■ DO THIS ■
Pull each line containing "file" out of the data and copy it.

━━━━━ GIVEN INFORMATION

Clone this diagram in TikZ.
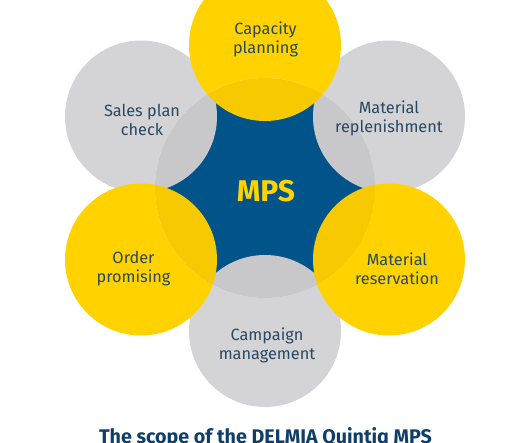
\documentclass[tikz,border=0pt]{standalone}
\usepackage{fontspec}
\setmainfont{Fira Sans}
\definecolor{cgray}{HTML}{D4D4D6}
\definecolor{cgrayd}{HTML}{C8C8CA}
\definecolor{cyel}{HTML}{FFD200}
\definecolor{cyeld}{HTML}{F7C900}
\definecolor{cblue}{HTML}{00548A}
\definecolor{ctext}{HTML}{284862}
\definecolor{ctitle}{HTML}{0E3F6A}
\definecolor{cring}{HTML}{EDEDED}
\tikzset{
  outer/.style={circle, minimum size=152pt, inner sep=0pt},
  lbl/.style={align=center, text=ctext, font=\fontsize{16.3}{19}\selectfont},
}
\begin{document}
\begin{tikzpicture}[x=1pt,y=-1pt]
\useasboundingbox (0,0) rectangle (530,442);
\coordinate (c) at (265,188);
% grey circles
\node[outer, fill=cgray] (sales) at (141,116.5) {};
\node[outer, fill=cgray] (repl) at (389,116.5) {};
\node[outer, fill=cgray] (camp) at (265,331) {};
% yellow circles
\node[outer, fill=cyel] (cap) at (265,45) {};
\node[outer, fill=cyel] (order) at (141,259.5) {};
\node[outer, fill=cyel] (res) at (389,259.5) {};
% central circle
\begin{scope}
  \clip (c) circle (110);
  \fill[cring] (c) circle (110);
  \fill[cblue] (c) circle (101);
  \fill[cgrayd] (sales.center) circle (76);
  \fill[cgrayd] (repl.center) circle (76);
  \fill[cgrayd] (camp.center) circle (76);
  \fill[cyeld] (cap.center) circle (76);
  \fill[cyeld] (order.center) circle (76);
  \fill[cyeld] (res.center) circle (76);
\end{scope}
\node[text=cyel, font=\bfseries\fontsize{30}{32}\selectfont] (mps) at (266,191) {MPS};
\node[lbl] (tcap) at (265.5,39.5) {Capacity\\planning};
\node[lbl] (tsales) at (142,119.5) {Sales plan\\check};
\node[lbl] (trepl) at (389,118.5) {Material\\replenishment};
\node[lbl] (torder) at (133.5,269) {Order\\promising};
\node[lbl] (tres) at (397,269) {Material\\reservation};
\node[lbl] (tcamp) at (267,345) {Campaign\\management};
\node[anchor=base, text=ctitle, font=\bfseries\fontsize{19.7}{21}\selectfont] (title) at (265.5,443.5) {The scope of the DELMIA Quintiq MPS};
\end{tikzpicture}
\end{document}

━━━━━━━━━━
━━━━━ GIVEN INFORMATION

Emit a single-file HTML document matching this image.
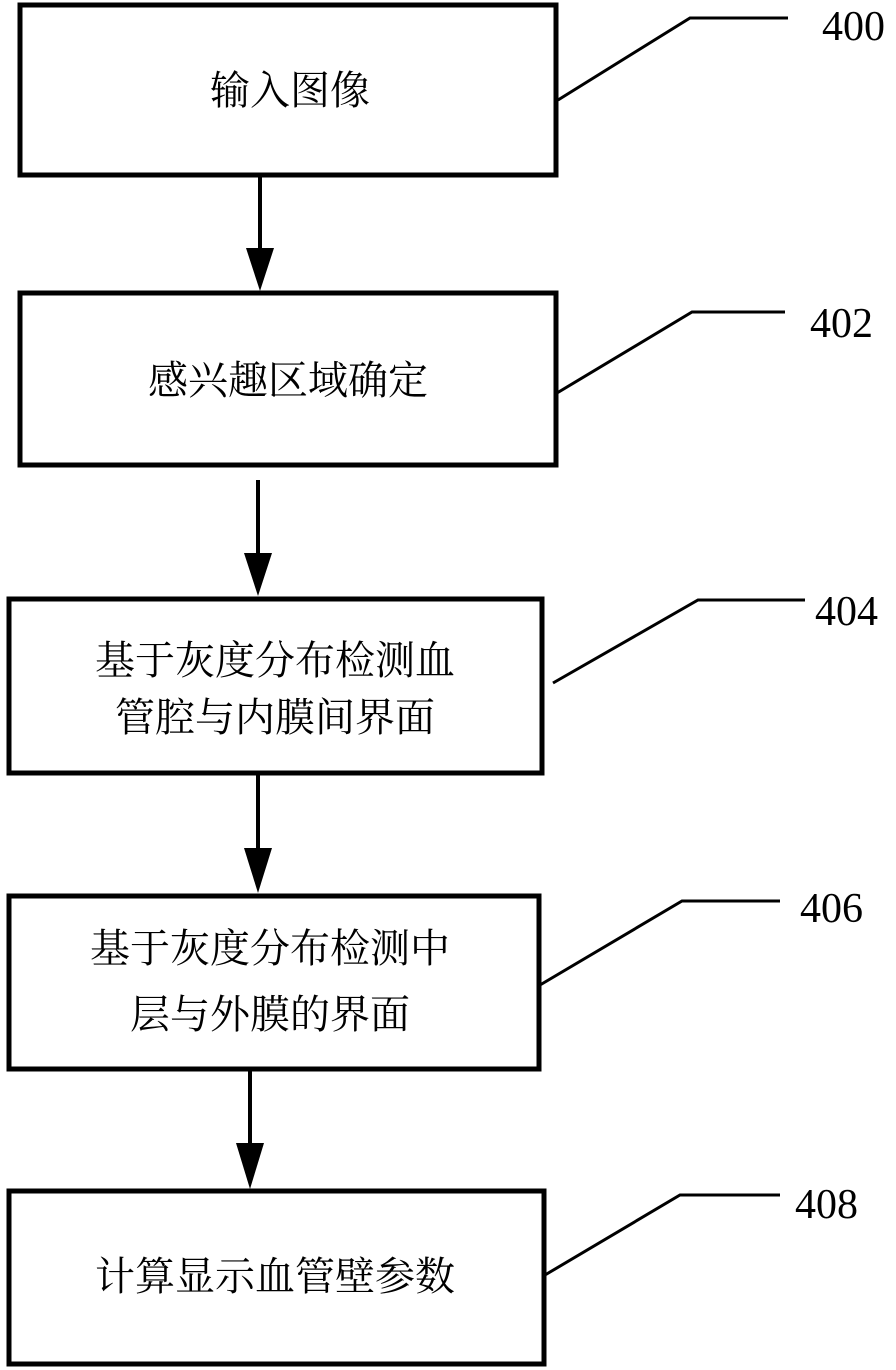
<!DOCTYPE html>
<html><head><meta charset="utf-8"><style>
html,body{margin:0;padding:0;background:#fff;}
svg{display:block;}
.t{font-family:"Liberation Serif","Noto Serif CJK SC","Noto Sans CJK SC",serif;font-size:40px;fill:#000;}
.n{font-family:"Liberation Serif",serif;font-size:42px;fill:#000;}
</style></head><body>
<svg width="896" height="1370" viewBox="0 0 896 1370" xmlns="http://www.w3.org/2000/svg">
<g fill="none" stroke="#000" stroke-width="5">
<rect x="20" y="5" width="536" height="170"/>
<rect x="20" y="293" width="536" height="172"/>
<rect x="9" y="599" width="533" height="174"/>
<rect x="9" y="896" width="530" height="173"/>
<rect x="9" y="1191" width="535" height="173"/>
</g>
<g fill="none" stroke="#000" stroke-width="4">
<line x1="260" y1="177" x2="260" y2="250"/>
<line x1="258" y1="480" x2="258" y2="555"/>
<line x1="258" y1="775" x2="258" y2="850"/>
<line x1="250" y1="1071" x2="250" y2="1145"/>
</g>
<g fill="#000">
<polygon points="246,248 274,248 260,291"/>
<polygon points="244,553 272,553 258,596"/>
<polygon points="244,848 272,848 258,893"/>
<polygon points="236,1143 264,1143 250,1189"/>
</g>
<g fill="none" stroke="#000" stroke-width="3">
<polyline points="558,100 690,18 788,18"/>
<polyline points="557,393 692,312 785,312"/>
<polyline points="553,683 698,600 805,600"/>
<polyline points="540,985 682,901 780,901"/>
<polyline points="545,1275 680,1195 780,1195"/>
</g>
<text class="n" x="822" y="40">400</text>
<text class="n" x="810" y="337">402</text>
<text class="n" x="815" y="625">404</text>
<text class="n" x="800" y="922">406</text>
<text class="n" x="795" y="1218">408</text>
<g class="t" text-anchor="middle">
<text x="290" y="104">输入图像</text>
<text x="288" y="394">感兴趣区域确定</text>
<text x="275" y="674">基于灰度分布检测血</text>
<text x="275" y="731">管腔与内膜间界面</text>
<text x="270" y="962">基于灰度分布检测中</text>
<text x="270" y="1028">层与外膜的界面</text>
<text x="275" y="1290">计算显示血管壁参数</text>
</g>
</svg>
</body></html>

━━━━━━━━━━
━━━━━ GIVEN INFORMATION

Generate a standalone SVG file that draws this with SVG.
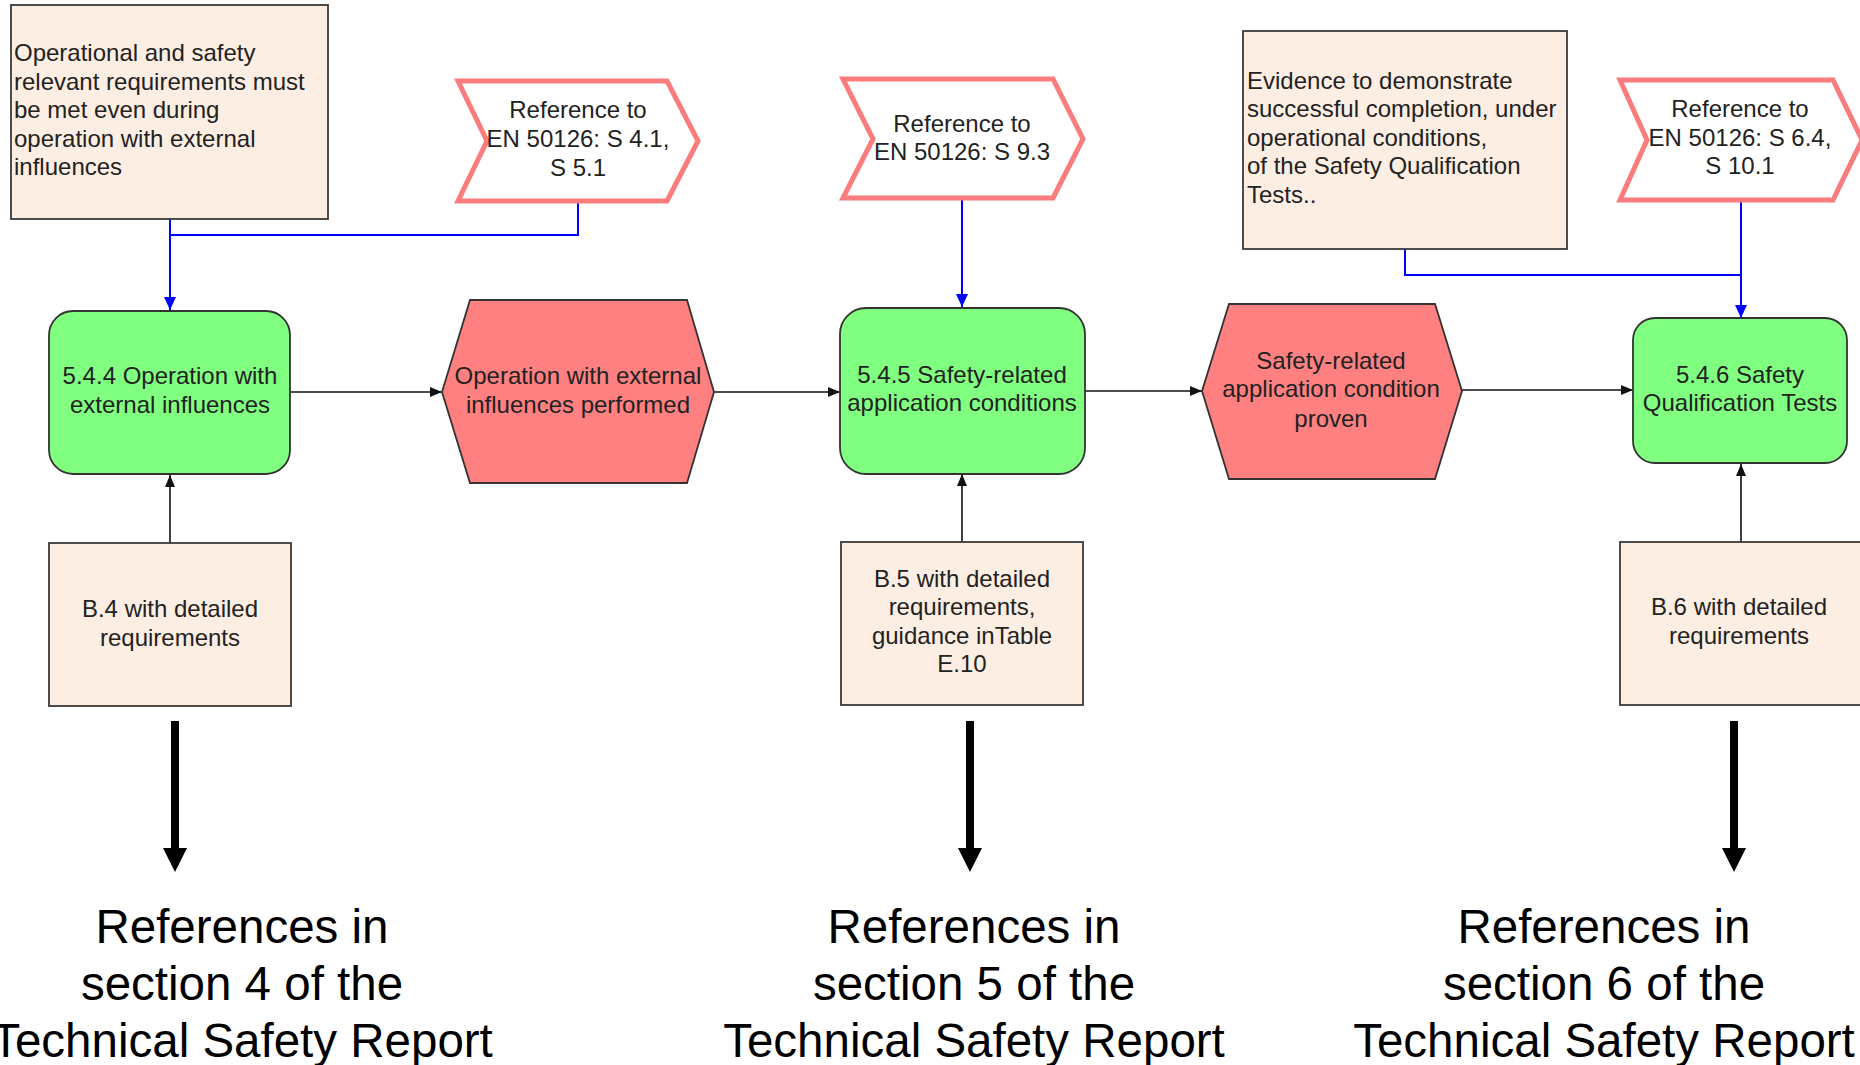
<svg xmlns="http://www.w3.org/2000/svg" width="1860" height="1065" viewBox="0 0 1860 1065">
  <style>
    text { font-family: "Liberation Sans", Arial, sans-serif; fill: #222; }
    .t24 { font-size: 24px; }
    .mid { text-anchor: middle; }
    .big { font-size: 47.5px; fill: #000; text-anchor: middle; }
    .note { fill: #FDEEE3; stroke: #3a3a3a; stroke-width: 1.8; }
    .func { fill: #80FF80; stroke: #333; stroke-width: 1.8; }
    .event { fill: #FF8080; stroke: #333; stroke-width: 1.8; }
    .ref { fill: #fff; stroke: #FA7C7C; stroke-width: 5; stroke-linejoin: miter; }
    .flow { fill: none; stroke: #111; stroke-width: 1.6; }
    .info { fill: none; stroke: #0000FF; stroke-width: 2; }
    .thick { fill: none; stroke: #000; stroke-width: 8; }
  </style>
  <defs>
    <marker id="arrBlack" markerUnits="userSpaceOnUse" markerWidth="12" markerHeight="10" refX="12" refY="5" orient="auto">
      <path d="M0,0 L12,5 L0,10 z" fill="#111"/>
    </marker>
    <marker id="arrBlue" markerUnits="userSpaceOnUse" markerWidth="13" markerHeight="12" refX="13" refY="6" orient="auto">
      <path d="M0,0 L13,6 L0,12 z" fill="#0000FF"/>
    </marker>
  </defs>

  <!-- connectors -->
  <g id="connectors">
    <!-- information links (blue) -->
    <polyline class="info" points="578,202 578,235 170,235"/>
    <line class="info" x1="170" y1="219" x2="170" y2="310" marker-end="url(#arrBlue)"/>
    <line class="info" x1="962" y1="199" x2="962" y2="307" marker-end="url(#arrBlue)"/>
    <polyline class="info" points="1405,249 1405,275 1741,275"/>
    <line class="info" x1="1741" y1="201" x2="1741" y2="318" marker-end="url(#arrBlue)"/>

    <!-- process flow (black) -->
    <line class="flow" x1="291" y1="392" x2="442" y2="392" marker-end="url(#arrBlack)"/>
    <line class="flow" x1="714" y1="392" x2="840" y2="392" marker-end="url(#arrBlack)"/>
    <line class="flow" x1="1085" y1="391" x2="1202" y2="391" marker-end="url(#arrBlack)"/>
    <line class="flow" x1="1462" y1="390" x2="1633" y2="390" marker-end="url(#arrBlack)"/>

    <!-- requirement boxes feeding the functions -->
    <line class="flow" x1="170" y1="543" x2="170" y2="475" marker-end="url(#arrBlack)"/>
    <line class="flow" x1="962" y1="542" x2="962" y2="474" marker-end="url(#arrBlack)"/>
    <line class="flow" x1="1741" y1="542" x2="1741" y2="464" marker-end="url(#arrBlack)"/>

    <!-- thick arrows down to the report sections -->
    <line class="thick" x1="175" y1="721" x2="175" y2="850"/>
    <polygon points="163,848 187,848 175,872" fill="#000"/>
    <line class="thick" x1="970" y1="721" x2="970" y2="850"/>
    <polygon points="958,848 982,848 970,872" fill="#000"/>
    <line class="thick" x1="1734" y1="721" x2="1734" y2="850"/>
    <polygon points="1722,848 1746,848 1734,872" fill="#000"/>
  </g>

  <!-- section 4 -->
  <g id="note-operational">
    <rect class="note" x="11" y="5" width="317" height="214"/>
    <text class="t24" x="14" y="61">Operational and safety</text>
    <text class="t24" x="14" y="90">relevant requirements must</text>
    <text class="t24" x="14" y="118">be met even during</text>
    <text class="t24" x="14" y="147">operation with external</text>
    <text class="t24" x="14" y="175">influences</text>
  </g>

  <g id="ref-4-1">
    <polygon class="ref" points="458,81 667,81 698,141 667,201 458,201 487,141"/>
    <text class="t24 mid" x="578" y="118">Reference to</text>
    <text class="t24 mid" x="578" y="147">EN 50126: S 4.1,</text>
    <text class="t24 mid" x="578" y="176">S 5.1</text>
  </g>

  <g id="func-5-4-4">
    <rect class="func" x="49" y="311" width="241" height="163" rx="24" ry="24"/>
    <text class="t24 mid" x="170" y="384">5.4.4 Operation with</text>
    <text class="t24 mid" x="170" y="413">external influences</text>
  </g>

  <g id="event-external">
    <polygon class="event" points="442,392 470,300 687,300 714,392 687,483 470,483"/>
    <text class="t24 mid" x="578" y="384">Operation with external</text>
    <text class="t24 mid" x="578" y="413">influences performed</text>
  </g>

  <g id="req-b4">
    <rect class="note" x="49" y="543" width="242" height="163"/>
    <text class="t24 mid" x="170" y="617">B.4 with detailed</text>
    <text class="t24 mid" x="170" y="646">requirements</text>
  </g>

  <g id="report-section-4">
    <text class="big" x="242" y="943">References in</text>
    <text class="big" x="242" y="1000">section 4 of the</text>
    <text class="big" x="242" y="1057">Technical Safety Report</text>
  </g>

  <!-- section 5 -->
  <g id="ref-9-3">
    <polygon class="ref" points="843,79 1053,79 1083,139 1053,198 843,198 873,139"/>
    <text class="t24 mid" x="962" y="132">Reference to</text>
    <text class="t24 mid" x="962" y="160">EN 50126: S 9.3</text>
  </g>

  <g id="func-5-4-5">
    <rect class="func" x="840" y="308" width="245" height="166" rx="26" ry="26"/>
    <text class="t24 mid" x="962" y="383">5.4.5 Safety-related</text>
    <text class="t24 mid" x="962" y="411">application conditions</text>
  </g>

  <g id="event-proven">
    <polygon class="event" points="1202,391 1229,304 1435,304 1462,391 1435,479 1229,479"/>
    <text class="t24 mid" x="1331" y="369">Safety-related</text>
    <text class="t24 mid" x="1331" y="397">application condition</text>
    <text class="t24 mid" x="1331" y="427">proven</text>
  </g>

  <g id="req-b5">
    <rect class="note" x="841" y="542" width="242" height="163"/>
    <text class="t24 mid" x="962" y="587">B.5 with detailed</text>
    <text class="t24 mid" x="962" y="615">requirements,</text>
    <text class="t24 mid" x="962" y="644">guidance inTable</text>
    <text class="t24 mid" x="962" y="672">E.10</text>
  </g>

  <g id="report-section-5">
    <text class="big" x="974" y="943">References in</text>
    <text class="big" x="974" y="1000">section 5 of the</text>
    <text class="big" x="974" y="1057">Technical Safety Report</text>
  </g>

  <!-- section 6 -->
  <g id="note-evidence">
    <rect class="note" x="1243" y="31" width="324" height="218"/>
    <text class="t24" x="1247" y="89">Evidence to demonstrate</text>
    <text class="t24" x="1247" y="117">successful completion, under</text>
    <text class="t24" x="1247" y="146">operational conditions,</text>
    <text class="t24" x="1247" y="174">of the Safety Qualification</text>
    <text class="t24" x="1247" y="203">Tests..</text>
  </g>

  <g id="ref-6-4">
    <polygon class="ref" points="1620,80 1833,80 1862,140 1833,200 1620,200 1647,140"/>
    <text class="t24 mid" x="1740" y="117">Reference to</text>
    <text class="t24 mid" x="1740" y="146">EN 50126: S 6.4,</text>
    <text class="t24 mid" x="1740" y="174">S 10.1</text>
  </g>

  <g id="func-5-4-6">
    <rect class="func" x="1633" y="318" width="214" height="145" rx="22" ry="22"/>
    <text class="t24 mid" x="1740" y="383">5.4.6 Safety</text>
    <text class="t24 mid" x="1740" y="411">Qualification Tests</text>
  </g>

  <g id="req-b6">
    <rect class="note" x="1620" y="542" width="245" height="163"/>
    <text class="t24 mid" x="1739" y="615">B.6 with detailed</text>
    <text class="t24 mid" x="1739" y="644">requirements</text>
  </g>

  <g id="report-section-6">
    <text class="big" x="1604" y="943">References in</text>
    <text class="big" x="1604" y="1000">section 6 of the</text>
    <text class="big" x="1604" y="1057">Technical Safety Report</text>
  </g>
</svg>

━━━━━━━━━━

■ SOLUTION BELOW ■
Emit a single-file HTML document matching this image.
Generate a standalone SVG file that draws this with SVG.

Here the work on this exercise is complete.